Memang, saya sendiri sangat mengagumi tokoh-tokoh bahasa dan sastrawan itu tetapi saya sendiri tidak dapat berjumpa dengan semua tokoh-tokoh itu untuk berkenalan walau keinginan untuk itu cukup besar. Hanya seorang saja yang saya sendiri dapat bertemu dan berkenalan dengannya, yaitu Nur Sutan Iskandar atau N. St. Iskandar karena tokoh Balai Pustaka ini kebetulan menginap di rumah saya sendiri selama Kongres berlangsung. Alangkah gembiranya hati saya dapat berkenalan dengan pengarang Salah Pilih itu.

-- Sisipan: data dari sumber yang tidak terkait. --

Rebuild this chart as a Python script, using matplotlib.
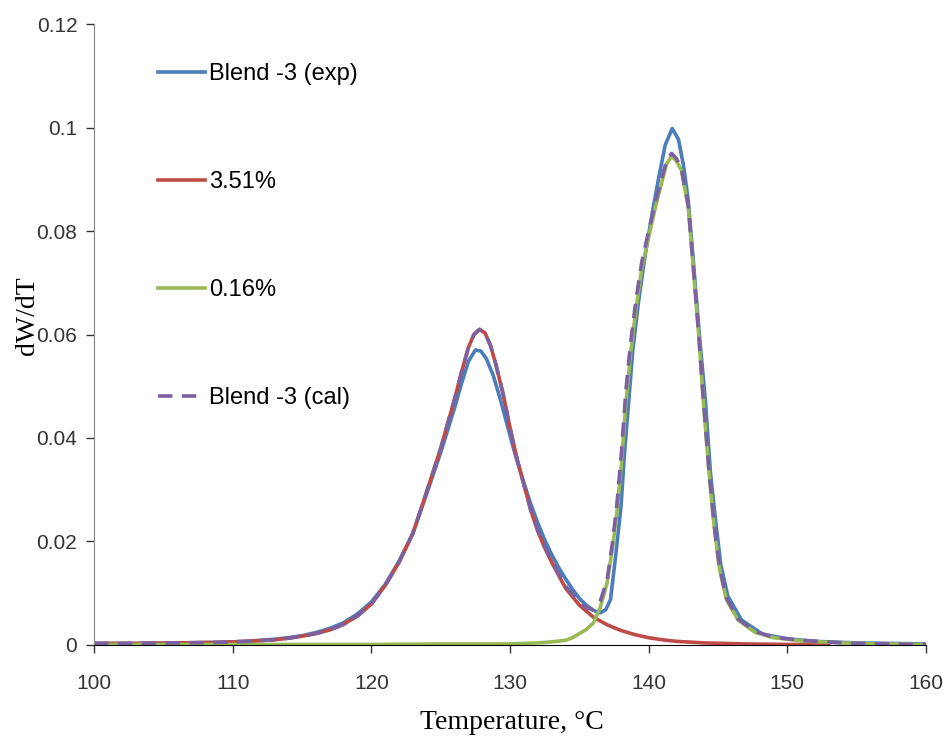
import matplotlib
matplotlib.use("Agg")
import matplotlib.pyplot as plt

# ---- data ----
# Blend -3 (exp)
t_exp = [100, 103, 106, 109, 111, 113, 114, 115, 116, 117, 118, 119, 120, 121, 122, 123, 124, 125, 126,
         126.5, 127, 127.5, 127.9, 128.3, 128.8, 129.3, 129.8, 130.3, 130.8, 131.5, 132, 132.5, 133, 133.5,
         134, 134.5, 135, 135.5, 136, 136.5, 136.9, 137.25, 137.6, 138.0, 138.25, 138.55, 138.85, 139.25,
         139.75, 140.25, 140.75, 141.2, 141.7, 142.15, 142.5, 142.85, 143.2, 143.65, 144.1, 144.45, 144.85,
         145.2, 145.7, 146.7, 148.2, 150, 152, 155, 160]
v_exp = [0.0003, 0.0003, 0.0004, 0.0005, 0.0007, 0.0011, 0.0014, 0.0018, 0.0024, 0.0032, 0.0043, 0.0060,
         0.0083, 0.0117, 0.0162, 0.0216, 0.0293, 0.0372, 0.0458, 0.0505, 0.0548, 0.0570, 0.0568, 0.0553,
         0.0520, 0.0475, 0.0425, 0.0375, 0.0330, 0.0272, 0.0236, 0.0203, 0.0175, 0.0150, 0.0128, 0.0108,
         0.0090, 0.0077, 0.0067, 0.0062, 0.0068, 0.0088, 0.0168, 0.0267, 0.0368, 0.0468, 0.0568, 0.0660,
         0.0754, 0.0834, 0.0907, 0.0967, 0.0998, 0.0977, 0.0928, 0.0860, 0.0748, 0.0601, 0.0468, 0.0334,
         0.0234, 0.0155, 0.0095, 0.0048, 0.0021, 0.0012, 0.0007, 0.0004, 0.0002]

# 3.51%
t_351 = [100, 103, 106, 109, 111, 113, 114, 115, 116, 117, 118, 119, 120, 121, 122, 123, 124, 125, 126,
         126.5, 127, 127.4, 127.8, 128.2, 128.6, 129, 129.5, 130, 130.5, 131, 131.5, 132, 132.5, 133, 133.5,
         134, 135, 136, 137, 138, 139, 140, 141, 142, 144, 147, 150, 153]
v_351 = [0.0003, 0.0003, 0.0004, 0.0005, 0.0007, 0.0010, 0.0013, 0.0017, 0.0022, 0.0029, 0.0040, 0.0056,
         0.0079, 0.0115, 0.0160, 0.0216, 0.0297, 0.0380, 0.0475, 0.0527, 0.0575, 0.0600, 0.0610, 0.0603,
         0.0578, 0.0540, 0.0485, 0.0420, 0.0360, 0.0310, 0.0260, 0.0220, 0.0188, 0.0160, 0.0135, 0.0110,
         0.0077, 0.0054, 0.0039, 0.0028, 0.0020, 0.0014, 0.0010, 0.0007, 0.0004, 0.0002, 0.0001, 0.0001]

# 0.16%
t_016 = [100, 110, 120, 125, 130, 132, 133, 134, 134.5, 135, 135.5, 136, 136.5, 137, 137.4, 137.7, 138.0,
         138.35, 138.7, 139.1, 139.5, 140.0, 140.5, 141.0, 141.3, 141.65, 142.0, 142.35, 142.85, 143.2,
         143.6, 143.95, 144.35, 144.7, 145.1, 145.6, 146.45, 147.7, 149, 151, 154, 157, 160]
v_016 = [0.0001, 0.0001, 0.0001, 0.0002, 0.0002, 0.0004, 0.0006, 0.0009, 0.0014, 0.0022, 0.0030, 0.0042,
         0.0072, 0.0120, 0.0190, 0.0255, 0.0340, 0.0465, 0.0565, 0.0652, 0.0727, 0.0788, 0.0848, 0.0900,
         0.0930, 0.0945, 0.0935, 0.0918, 0.0847, 0.0734, 0.0601, 0.0468, 0.0334, 0.0234, 0.0148, 0.0088,
         0.0048, 0.0024, 0.0014, 0.0008, 0.0004, 0.0002, 0.0001]

# Blend -3 (cal)
t_cal = [100, 103, 106, 109, 111, 113, 114, 115, 116, 117, 118, 119, 120, 121, 122, 123, 124, 125, 126,
         126.5, 127, 127.4, 127.8, 128.2, 128.6, 129, 129.5, 130, 130.5, 131, 131.5, 132, 132.5, 133, 133.5,
         134, 135, 135.5, 136, 136.5, 137, 137.4, 137.7, 138.0, 138.35, 138.7, 139.1, 139.5, 140, 140.5,
         141, 141.3, 141.65, 142.0, 142.35, 142.85, 143.2, 143.6, 143.95, 144.35, 144.7, 145.1, 145.6,
         146.45, 147.7, 149, 151, 154, 157, 160]
v_cal = [0.0003, 0.0003, 0.0004, 0.0005, 0.0007, 0.0010, 0.0013, 0.0017, 0.0022, 0.0029, 0.0040, 0.0056,
         0.0079, 0.0115, 0.0160, 0.0216, 0.0297, 0.0380, 0.0475, 0.0527, 0.0575, 0.0600, 0.0610, 0.0603,
         0.0578, 0.0540, 0.0485, 0.0420, 0.0360, 0.0310, 0.0260, 0.0222, 0.0190, 0.0163, 0.0138, 0.0114,
         0.0083, 0.0072, 0.0068, 0.0084, 0.0125, 0.0200, 0.0270, 0.0360, 0.0490, 0.0585, 0.0670, 0.0740,
         0.0800, 0.0857, 0.0908, 0.0937, 0.0950, 0.0940, 0.0922, 0.0850, 0.0737, 0.0604, 0.0471, 0.0337,
         0.0237, 0.0151, 0.0091, 0.0050, 0.0026, 0.0015, 0.0009, 0.0004, 0.0002, 0.0001]

labels = ["Blend -3 (exp)", "3.51%", "0.16%", "Blend -3 (cal)"]
x_ticks = [100, 110, 120, 130, 140, 150, 160]
y_ticks = [0, 0.02, 0.04, 0.06, 0.08, 0.1, 0.12]
y_tick_labels = ["0", "0.02", "0.04", "0.06", "0.08", "0.1", "0.12"]

# ---- plot ----
sans = ["Liberation Sans Narrow", "Liberation Sans", "DejaVu Sans"]
serif = ["Liberation Serif", "DejaVu Serif"]

fig = plt.figure(figsize=(9.43, 7.44), dpi=100)
ax = fig.add_axes([0.0997, 0.1331, 0.8823, 0.8346])

lw = 2.6
ax.plot(t_exp, v_exp, color="#4A7EBB", lw=lw, label=labels[0])
ax.plot(t_351, v_351, color="#BE4B48", lw=lw, label=labels[1])
ax.plot(t_016, v_016, color="#98B954", lw=lw, label=labels[2])
ax.plot(t_cal, v_cal, color="#7D60A0", lw=lw, dashes=(4, 2.6), label=labels[3])

ax.set_xlim(100, 160)
ax.set_ylim(0, 0.12)
ax.set_xticks(x_ticks)
ax.set_xticklabels([str(t) for t in x_ticks], family=sans, fontsize=15)
ax.set_yticks(y_ticks)
ax.set_yticklabels(y_tick_labels, family=sans, fontsize=15)
ax.tick_params(direction="out", length=6, width=1, colors="#333333")
ax.tick_params(axis="x", pad=15)
ax.tick_params(axis="y", pad=6)

for s in ["top", "right"]:
    ax.spines[s].set_visible(False)
ax.spines["left"].set_color("#868686")
ax.spines["bottom"].set_color("black")

ax.set_xlabel("Temperature, °C", family=serif, fontsize=20)
ax.xaxis.set_label_coords(0.502, -0.1047)
ax.set_ylabel("dW/dT", family=serif, fontsize=20)
ax.yaxis.set_label_coords(-0.065, 0.531)

leg = ax.legend(loc="upper left", bbox_to_anchor=(0.065, 0.9517), frameon=False,
                prop={"family": sans, "size": 17}, labelspacing=3.64,
                handlelength=2.0, handletextpad=0.2, borderaxespad=0)

fig.savefig("out.png", dpi=100)
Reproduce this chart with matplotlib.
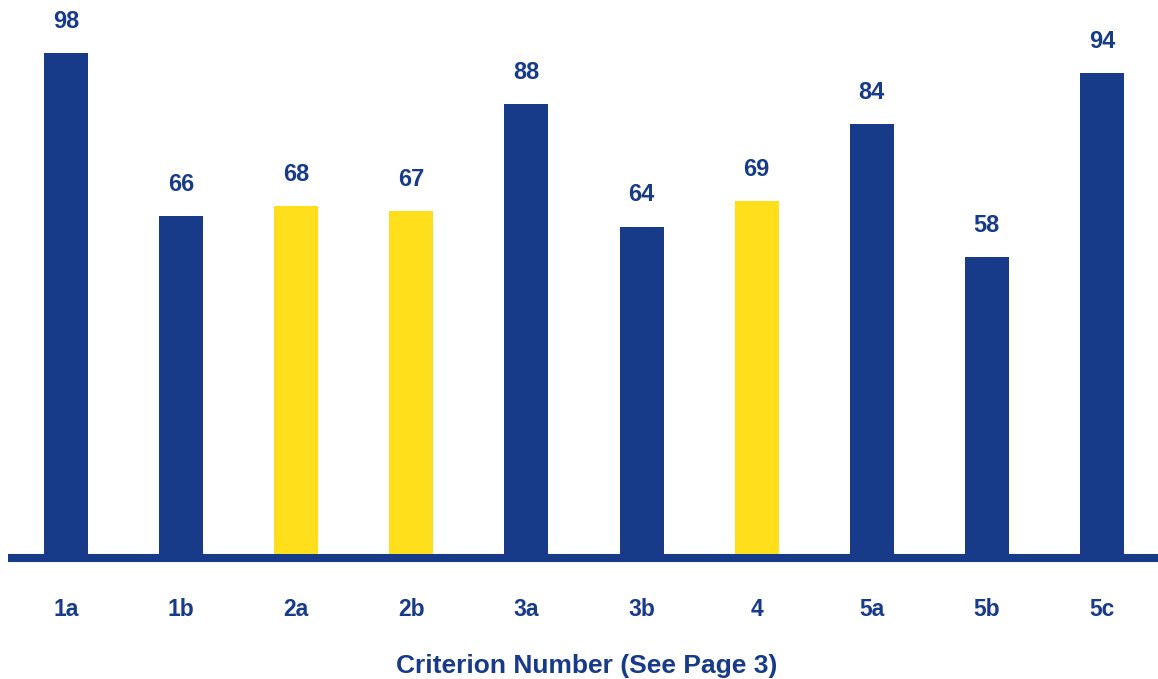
import numpy as np
import matplotlib.pyplot as plt

plt.rcParams['font.family'] = ['Liberation Sans', 'DejaVu Sans']

# data
criteria = ['1a', '1b', '2a', '2b', '3a', '3b', '4', '5a', '5b', '5c']
scores = [98, 66, 68, 67, 88, 64, 69, 84, 58, 94]
highlight = [False, False, True, True, False, False, True, False, False, False]

NAVY = '#173A89'
YELLOW = '#FFDF1B'

W, H = 1158, 679
fig = plt.figure(figsize=(W / 100, H / 100), dpi=100)
# axes: left edge at 8px, bottom (spine centre) at 558px from top
ax = fig.add_axes([8 / W, 1 - 558 / H, 1 - 8 / W, 558 / H])

x = np.arange(len(criteria))
colors = [YELLOW if h else NAVY for h in highlight]
bars = ax.bar(x, scores, width=0.382, color=colors, zorder=2)

for rect, val in zip(bars, scores):
    ax.annotate(str(val), (rect.get_x() + rect.get_width() / 2, rect.get_height()),
                xytext=(0, 14.5), textcoords='offset points',
                ha='center', va='bottom', fontsize=17, fontweight='heavy', color=NAVY)

ax.set_xlim(-0.504, 9.487)
ax.set_ylim(-0.78, 108.3)
ax.set_xticks(x)
ax.set_xticklabels(criteria, fontsize=16.5, fontweight='heavy', color=NAVY)
ax.tick_params(axis='x', length=0, pad=29)
ax.set_yticks([])

for s in ['top', 'right', 'left']:
    ax.spines[s].set_visible(False)
ax.spines['bottom'].set_color(NAVY)
ax.spines['bottom'].set_linewidth(5.8)
ax.spines['bottom'].set_capstyle('butt')
ax.spines['bottom'].set_zorder(3)

fig.text(587 / W, 1 - 666 / H, 'Criterion Number (See Page 3)',
         ha='center', va='center', fontsize=19, fontweight='heavy', color=NAVY)

plt.savefig('out.png', dpi=100)
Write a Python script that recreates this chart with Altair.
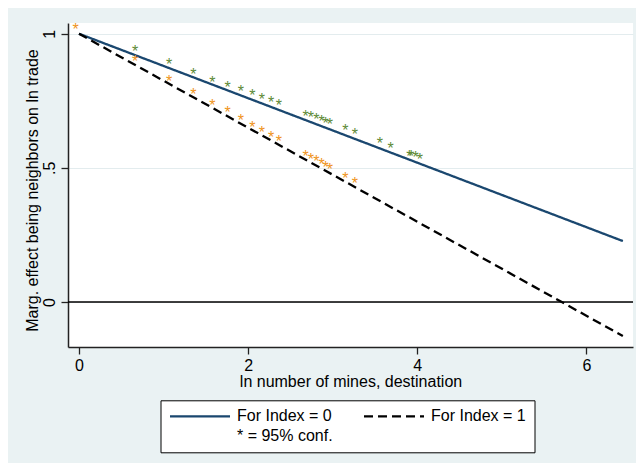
import altair as alt
import pandas as pd

# Fitted marginal-effect lines (endpoints)
line_x = [0.0, 6.43]
index0_y = [1.0, 0.227]
index1_y = [1.0, -0.127]
# legend entries (column-major order: col 1 = Index 0 and note, col 2 = Index 1)
series_names = ["For Index = 0", "* = 95% conf.", "For Index = 1"]

# Significance markers (*) for Index = 0 (green)
green_x = [0.662, 1.064, 1.351, 1.576, 1.757, 1.915, 2.049, 2.163, 2.270, 2.364,
           2.679, 2.742, 2.805, 2.868, 2.916, 2.967, 3.148, 3.262, 3.558, 3.684,
           3.905, 3.928, 3.980, 4.031]
green_y = [0.948, 0.899, 0.862, 0.833, 0.814, 0.796, 0.781, 0.766, 0.755, 0.744,
           0.706, 0.699, 0.692, 0.685, 0.678, 0.674, 0.651, 0.636, 0.602, 0.584,
           0.557, 0.556, 0.550, 0.543]

# Significance markers (*) for Index = 1 (orange)
orange_x = [-0.039, 0.662, 1.064, 1.351, 1.576, 1.757, 1.915, 2.049, 2.163, 2.270,
            2.364, 2.679, 2.742, 2.805, 2.868, 2.916, 2.967, 3.148, 3.262]
orange_y = [1.029, 0.908, 0.835, 0.788, 0.747, 0.718, 0.688, 0.665, 0.643, 0.628,
            0.610, 0.554, 0.545, 0.538, 0.526, 0.514, 0.507, 0.473, 0.454]

x_ticks = [0, 2, 4, 6]
y_ticks = [0, 0.5, 1]
ref_line = [0]

FONT = "Liberation Sans"
NAVY = "#1A476F"
GREEN = "#5E8A36"
ORANGE = "#EF9421"

lines_df = pd.DataFrame({
    "x": line_x * 2,
    "y": index0_y + index1_y,
    "series": [series_names[0]] * 2 + [series_names[2]] * 2,
})
green_df = pd.DataFrame({"x": green_x, "y": green_y})
orange_df = pd.DataFrame({"x": orange_x, "y": orange_y})
ref_df = pd.DataFrame({"y": ref_line})

xscale = alt.Scale(domain=[-0.13, 6.55], nice=False, zero=False)
yscale = alt.Scale(domain=[-0.168, 1.04], nice=False, zero=False)

xaxis = alt.Axis(values=x_ticks, format="d", title="ln number of mines, destination",
                 grid=False, tickSize=7, labelPadding=16, labelBaseline="alphabetic",
                 titleBaseline="alphabetic", titleY=39.7, titlePadding=0)
yaxis = alt.Axis(values=y_ticks, title="Marg. effect being neighbors on ln trade",
                 labelExpr="datum.value == 0.5 ? '.5' : format(datum.value, 'd')",
                 grid=True, gridColor="#E3ECEE", gridWidth=1,
                 tickSize=7, labelAngle=270, labelAlign="center",
                 labelBaseline="alphabetic", labelPadding=7,
                 titleAngle=270, titleAlign="center", titleBaseline="alphabetic",
                 titleX=-30.5, titleY=167)

legend = alt.Legend(
    orient="none", legendX=92.5, legendY=377.3, title=None,
    columns=2, columnPadding=29, rowPadding=4, padding=8,
    symbolType="stroke", symbolSize=3600, symbolStrokeWidth=2.2, clipHeight=16,
    labelFontSize=16, labelFont=FONT, labelColor="black", labelOffset=5.5, labelLimit=300,
    strokeColor="black", fillColor="white",
)

lines = alt.Chart(lines_df).mark_line(strokeWidth=2.3, clip=True).encode(
    x=alt.X("x:Q", scale=xscale, axis=xaxis),
    y=alt.Y("y:Q", scale=yscale, axis=yaxis),
    color=alt.Color("series:N", scale=alt.Scale(domain=series_names,
                    range=[NAVY, "rgba(0,0,0,0)", "#000000"]), legend=legend),
    strokeDash=alt.StrokeDash("series:N", scale=alt.Scale(domain=series_names,
                    range=[[1, 0], [1, 0], [9, 5]]), legend=legend),
    detail="series:N",
)

rule = alt.Chart(ref_df).mark_rule(color="black", strokeWidth=1.5).encode(
    y=alt.Y("y:Q", scale=yscale),
)

green_stars = alt.Chart(green_df).mark_text(
    text="*", font=FONT, fontSize=16, color=GREEN, baseline="alphabetic", dy=9
).encode(x=alt.X("x:Q", scale=xscale), y=alt.Y("y:Q", scale=yscale))

orange_stars = alt.Chart(orange_df).mark_text(
    text="*", font=FONT, fontSize=16, color=ORANGE, baseline="alphabetic", dy=9
).encode(x=alt.X("x:Q", scale=xscale), y=alt.Y("y:Q", scale=yscale))

chart = alt.layer(rule, lines, green_stars, orange_stars).properties(
    width=565, height=324,
    autosize=alt.AutoSizeParams(type="none"),
    padding={"left": 60, "top": 15, "right": 3, "bottom": 116},
    background="#EAF2F3",
).configure_view(
    fill="white", strokeWidth=0
).configure_axis(
    labelFont=FONT, titleFont=FONT, labelFontSize=16, titleFontSize=16,
    labelColor="black", titleColor="black", titleFontWeight="normal",
    domainColor="#222222", domainWidth=1.5, tickColor="#222222", tickWidth=1.3,
)

chart.save("out.html", embed_options={"renderer": "svg", "actions": False})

Mengapa beliau itu bisa menginap di rumah saya, tiada lain disebabkan ayah saya sendiri, Abd. Wahid Er., mantan Bupati Labuhan Batu, Bupati Tapanuli Selatan, Bupati Aceh Selatan, adalah kemanakan dari N. St. Iskandar sendiri sama-sama berasal dari Maninjau, Sumatera Barat.
Saya harus memanggil N. St. Iskandar itu dengan sebutan Nambo dalam bahasa Minangkabau. Kalau dalam bhs. Indonesia disebut Kakek, atau dalam bhs. Melayu disebut Atok.
Dalam waktu-waktu senggang saya ambil kesempatan itu berbincang-bincang dengan beliau tentang bahasa maupun sastera Indonesia. Dia merasa heran, mengapa saya yang masih begitu kecil, masih duduk dibangku kelas satu SMP, tetapi sudah menguasai banyak tentang bahasa dan sastra Indonesia.Â
Dari situlah dia tahu saya ini senang pada buku-buku apa saja dan memang, kemudian setelah dia kembali ke Jakarta dia banyak mengirimkan buku-buku kepada saya. Bukan main besar hati saya menerima buku-buku itu, hampir sepuluh judul semuanya. Tetapi, di dalam berbincang-bincang itu dia dapat pula melihat aanleg atau bakat yang ada pada diri saya. Untuk mengetahui secara pasti dia mencoba melakukan test pada pribadi saya.
Dimintanya saya membuat sepotong surat untuk meminta buku kepadanya. Lalu, permintaannya itu saya kerjakan saat itu juga dan setelah selesai saya serahkan kepadanya. Setelah membaca surat saya itu dia merasa kagum dengan isi surat saya tersebut. Dia menilai, anak sekecil ini sudah mampu membuat surat dengan tulisan yang begitu rapi dan menggunakan bahasa Indonesia yang baku sehingga surat saya itu dinilainya setara dengan surat-surat orang dewasa.